■ **What this task involves**
Only lines with the word "LaTeX" are needed; collect each of them from the listing below.
--- Data ---
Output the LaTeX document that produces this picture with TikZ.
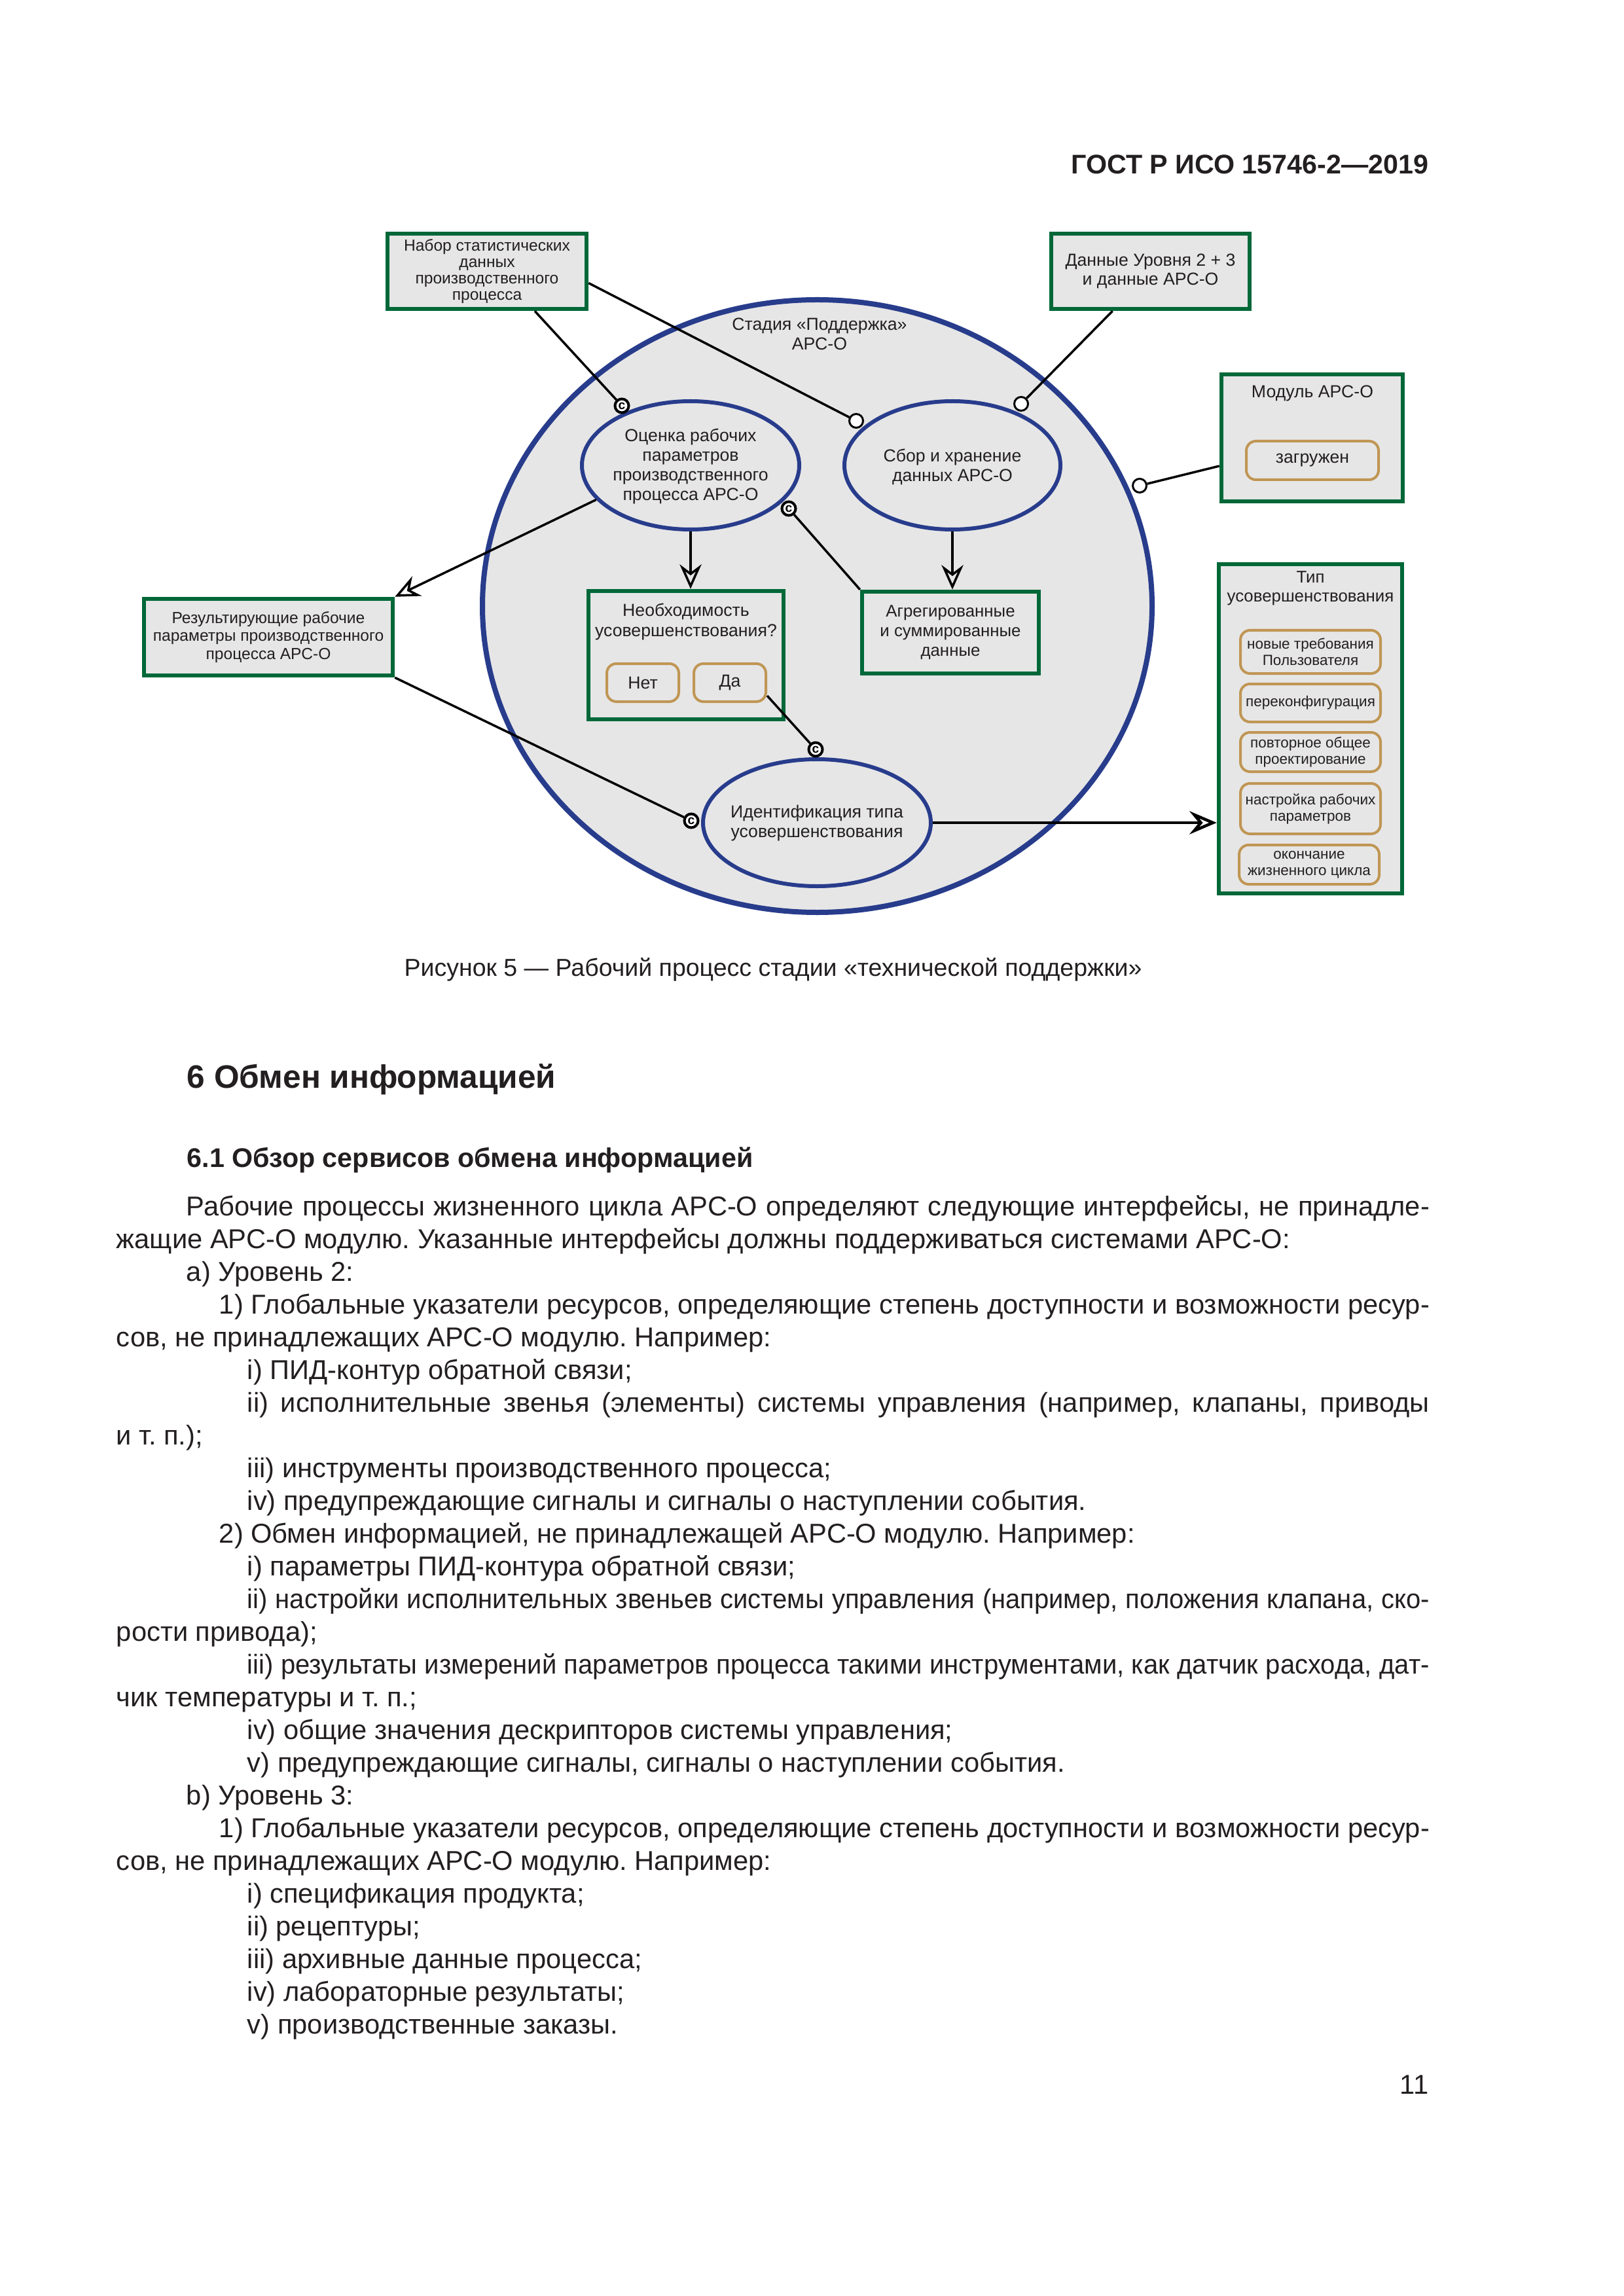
\documentclass[tikz,border=0pt]{standalone}
\usepackage{fontspec}
\usepackage{graphicx}
\setmainfont{Liberation Sans}
\usetikzlibrary{arrows.meta,shapes.geometric,calc}
\definecolor{gostgreen}{RGB}{0,104,56}
\definecolor{gostblue}{RGB}{40,60,140}
\definecolor{gosttan}{RGB}{192,150,84}
\definecolor{gostgray}{RGB}{230,230,230}
\definecolor{txt}{RGB}{35,31,32}
\def\PX{0.24pt}
\newcommand{\bodyfnt}{\fontsize{10pt}{12pt}\selectfont\frenchspacing}
\newcommand{\dfnt}{\fontsize{6.4pt}{7.2pt}\selectfont}
\newcommand{\tfnt}{\fontsize{5.4pt}{6pt}\selectfont}
\newcommand{\JL}[2]{\makebox[#1][s]{\spaceskip=0.278em plus 0.6em minus 0.2em\relax #2}}
\newcommand{\JLC}[2]{\scalebox{0.96}[1]{\makebox[#1][s]{#2}}}
\tikzset{
  gbox/.style={draw=gostgreen, line width=6.5*\PX, fill=gostgray, inner sep=0, align=center, text=txt},
  tbox/.style={draw=gosttan, line width=4*\PX, fill=gostgray, rounded corners=3.5pt, inner sep=0, align=center, text=txt},
  bell/.style={ellipse, draw=gostblue, line width=6*\PX, fill=gostgray, inner sep=0},
  etext/.style={align=center, inner sep=0, text=txt, font=\dfnt},
  conn/.style={draw=black, line width=3.5*\PX},
  arr/.style={conn, -{Stealth[open, length=9pt, width=8pt, inset=3pt]}},
  arrb/.style={draw=black, line width=4.5*\PX, -{Stealth[open, length=10pt, width=8.5pt, inset=3.5pt]}},
  ocirc/.style={circle, draw=black, fill=white, line width=3*\PX, minimum size=21*\PX, inner sep=0},
  ccirc/.style={circle, draw=black, fill=white, line width=4*\PX, minimum size=21*\PX, inner sep=0, font=\fontsize{4.6pt}{5pt}\selectfont\bfseries},
  bodyl/.style={anchor=base west, inner sep=0, font=\bodyfnt, text=txt},
}
\begin{document}
\begin{tikzpicture}[x=0.24pt, y=-0.24pt]
\fill[white] (0,0) rectangle (2480,3508);
\path[use as bounding box] (0,0) rectangle (2480,3508);

% header
\node[anchor=base east, inner sep=0, font=\bfseries\fontsize{9.9pt}{12pt}\selectfont, text=txt] (hdr) at (2183,266) {ГОСТ Р ИСО 15746-2—2019};

% big stage ellipse
\node[bell, line width=8*\PX, minimum width=1023*\PX, minimum height=936*\PX] (stage) at (1248.5,926) {};
\node[anchor=base, inner sep=0, font=\dfnt, text=txt] (stageA) at (1252,505) {Стадия «Поддержка»};
\node[anchor=base, inner sep=0, font=\dfnt, text=txt] (stageB) at (1252,535) {АРС-О};

% inner ellipses
\node[bell, minimum width=332*\PX, minimum height=196*\PX] (eval) at (1055,711) {};
\node[etext] (evalT) at (1055,712) {Оценка рабочих\\параметров\\производственного\\процесса АРС-О};
\node[bell, minimum width=330*\PX, minimum height=196*\PX] (sbor) at (1455,711) {};
\node[etext] (sborT) at (1455,713) {Сбор и хранение\\данных АРС-О};
\node[bell, minimum width=348*\PX, minimum height=194*\PX] (ident) at (1248,1257) {};
\node[etext] (identT) at (1248,1258) {Идентификация типа\\усовершенствования};

% green boxes
\node[gbox, minimum width=304*\PX, minimum height=115*\PX, font=\fontsize{5.9pt}{6pt}\selectfont] (nabor) at (744,414.5) {Набор статистических\\данных\\производственного\\процесса};
\node[gbox, minimum width=303*\PX, minimum height=115*\PX, font=\fontsize{6.4pt}{6.9pt}\selectfont] (dannye) at (1757.5,414.5) {Данные Уровня 2 + 3\\и данные АРС-О};
\node[gbox, minimum width=277*\PX, minimum height=194*\PX] (modul) at (2004.5,669) {};
\node[anchor=base, inner sep=0, font=\dfnt, text=txt] (modulT) at (2005,608) {Модуль АРС-О};
\node[tbox, minimum width=202*\PX, minimum height=59*\PX, font=\dfnt] (zagr) at (2005,703.5) {загружен};

\node[gbox, minimum width=380*\PX, minimum height=117*\PX, font=\fontsize{5.9pt}{6.6pt}\selectfont] (res) at (410,973.5) {Результирующие рабочие\\параметры производственного\\процесса АРС-О};

\node[gbox, minimum width=298*\PX, minimum height=196*\PX] (need) at (1048,1001) {};
\node[anchor=base, inner sep=0, font=\dfnt, text=txt] (needA) at (1048,942) {Необходимость};
\node[anchor=base, inner sep=0, font=\dfnt, text=txt] (needB) at (1048,972) {усовершенствования?};
\node[tbox, minimum width=110*\PX, minimum height=58*\PX, font=\dfnt] (net) at (982,1043) {Нет};
\node[tbox, minimum width=110*\PX, minimum height=58*\PX, font=\dfnt] (da) at (1115,1043) {Да};

\node[gbox, minimum width=270*\PX, minimum height=125*\PX, font=\fontsize{6.2pt}{7.2pt}\selectfont] (agr) at (1452,966.5) {Агрегированные\\и суммированные\\данные};

\node[gbox, minimum width=280*\PX, minimum height=503*\PX] (tip) at (2002,1113.5) {};
\node[anchor=base, inner sep=0, font=\fontsize{6.2pt}{7pt}\selectfont, text=txt] (tipA) at (2002,890) {Тип};
\node[anchor=base, inner sep=0, font=\fontsize{6.2pt}{7pt}\selectfont, text=txt] (tipB) at (2002,920) {усовершенствования};
\node[tbox, minimum width=214*\PX, minimum height=66*\PX, font=\tfnt] (t1) at (2002,996) {новые требования\\Пользователя};
\node[tbox, minimum width=214*\PX, minimum height=58*\PX, font=\tfnt] (t2) at (2002,1074) {переконфигурация};
\node[tbox, minimum width=214*\PX, minimum height=60*\PX, font=\tfnt] (t3) at (2002,1149) {повторное общее\\проектирование};
\node[tbox, minimum width=214*\PX, minimum height=77*\PX, font=\tfnt] (t4) at (2002,1235.5) {настройка рабочих\\параметров};
\node[tbox, minimum width=214*\PX, minimum height=60*\PX, font=\tfnt] (t5) at (2000,1321) {окончание\\жизненного цикла};

% connector circles
\node[ccirc] (c1) at (950,620) {c};
\node[ccirc] (c2) at (1205,777) {c};
\node[ccirc] (c3) at (1056,1254) {c};
\node[ccirc] (c4) at (1246,1145) {c};
\node[ocirc] (o1) at (1308,643) {};
\node[ocirc] (o2) at (1560,617) {};
\node[ocirc] (o3) at (1741,742) {};

% connectors
\draw[conn] ($(nabor.south)+(73,0)$) -- (c1);
\draw[conn] ($(nabor.east)+(0,18)$) -- (o1);
\draw[conn] ($(dannye.south)+(-58,0)$) -- (o2);
\draw[conn] ($(modul.west)+(0,43)$) -- (o3);
\draw[conn] (c2) -- (agr.north west);
\draw[arr] (sbor.south) -- (sbor.south |- agr.north);
\draw[arr] (eval.south) -- (eval.south |- need.north);
\draw[arr] (eval.200) -- (res.north east);
\draw[conn] (res.south east) -- (c3);
\draw[conn] ($(da.east)+(0,20)$) -- (c4);
\draw[arrb] (ident.east) -- (ident.east -| tip.west);

% caption and headings
\node[anchor=base, inner sep=0, font=\fontsize{9pt}{11pt}\selectfont, text=txt] (cap) at (1181,1491) {Рисунок 5 — Рабочий процесс стадии «технической поддержки»};
\node[anchor=base west, inner sep=0, font=\bfseries\fontsize{11.9pt}{14pt}\selectfont, text=txt] (h6) at (285,1662) {6 Обмен информацией};
\node[anchor=base west, inner sep=0, font=\bfseries\fontsize{9.9pt}{12pt}\selectfont, text=txt] (h61) at (285,1783) {6.1 Обзор сервисов обмена информацией};

% body text
\node[bodyl] (b0) at (284,1857) {\JL{455.8pt}{Рабочие процессы жизненного цикла АРС-О определяют следующие интерфейсы, не принадле-}};
\node[bodyl] (b1) at (177,1907) {жащие АРС-О модулю. Указанные интерфейсы должны поддерживаться системами АРС-О:};
\node[bodyl] (b2) at (284,1957) {a) Уровень 2:};
\node[bodyl] (b3) at (334,2007) {\JL{443.8pt}{1) Глобальные указатели ресурсов, определяющие степень доступности и возможности ресур-}};
\node[bodyl] (b4) at (177,2057) {сов, не принадлежащих АРС-О модулю. Например:};
\node[bodyl] (b5) at (377,2107) {i) ПИД-контур обратной связи;};
\node[bodyl] (b6) at (377,2157) {\JL{433.4pt}{ii) исполнительные звенья (элементы) системы управления (например, клапаны, приводы}};
\node[bodyl] (b7) at (177,2207) {и т. п.);};
\node[bodyl] (b8) at (377,2257) {iii) инструменты производственного процесса;};
\node[bodyl] (b9) at (377,2307) {iv) предупреждающие сигналы и сигналы о наступлении события.};
\node[bodyl] (b10) at (334,2357) {2) Обмен информацией, не принадлежащей АРС-О модулю. Например:};
\node[bodyl] (b11) at (377,2407) {i) параметры ПИД-контура обратной связи;};
\node[bodyl] (b12) at (377,2457) {\JLC{451.5pt}{ii) настройки исполнительных звеньев системы управления (например, положения клапана, ско-}};
\node[bodyl] (b13) at (177,2507) {рости привода);};
\node[bodyl] (b14) at (377,2557) {\JLC{451.5pt}{iii) результаты измерений параметров процесса такими инструментами, как датчик расхода, дат-}};
\node[bodyl] (b15) at (177,2607) {чик температуры и т. п.;};
\node[bodyl] (b16) at (377,2657) {iv) общие значения дескрипторов системы управления;};
\node[bodyl] (b17) at (377,2707) {v) предупреждающие сигналы, сигналы о наступлении события.};
\node[bodyl] (b18) at (284,2757) {b) Уровень 3:};
\node[bodyl] (b19) at (334,2807) {\JL{443.8pt}{1) Глобальные указатели ресурсов, определяющие степень доступности и возможности ресур-}};
\node[bodyl] (b20) at (177,2857) {сов, не принадлежащих АРС-О модулю. Например:};
\node[bodyl] (b21) at (377,2907) {i) спецификация продукта;};
\node[bodyl] (b22) at (377,2957) {ii) рецептуры;};
\node[bodyl] (b23) at (377,3007) {iii) архивные данные процесса;};
\node[bodyl] (b24) at (377,3057) {iv) лабораторные результаты;};
\node[bodyl] (b25) at (377,3107) {v) производственные заказы.};

\node[anchor=base east, inner sep=0, font=\bodyfnt, text=txt] (pg) at (2183,3199) {11};
\end{tikzpicture}
\end{document}
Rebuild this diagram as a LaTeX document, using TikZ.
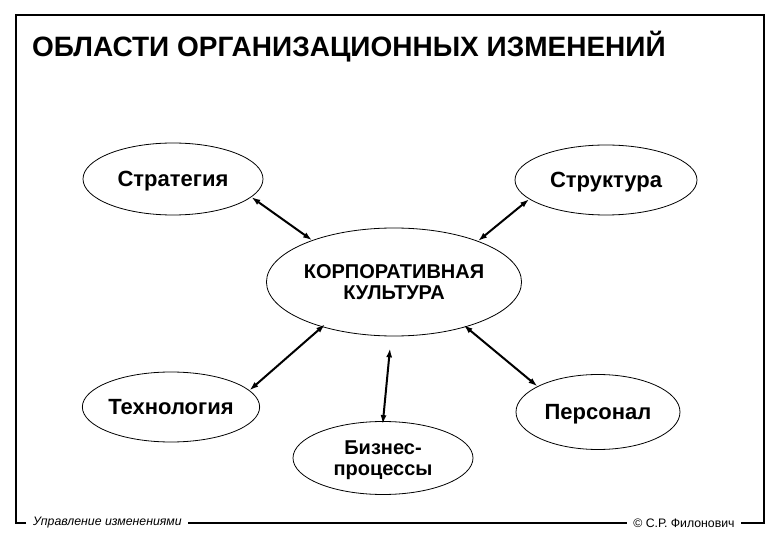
---
■ **Solution to this exercise**
Output the LaTeX document that produces this picture with TikZ.
Rebuild this diagram as a LaTeX document, using TikZ.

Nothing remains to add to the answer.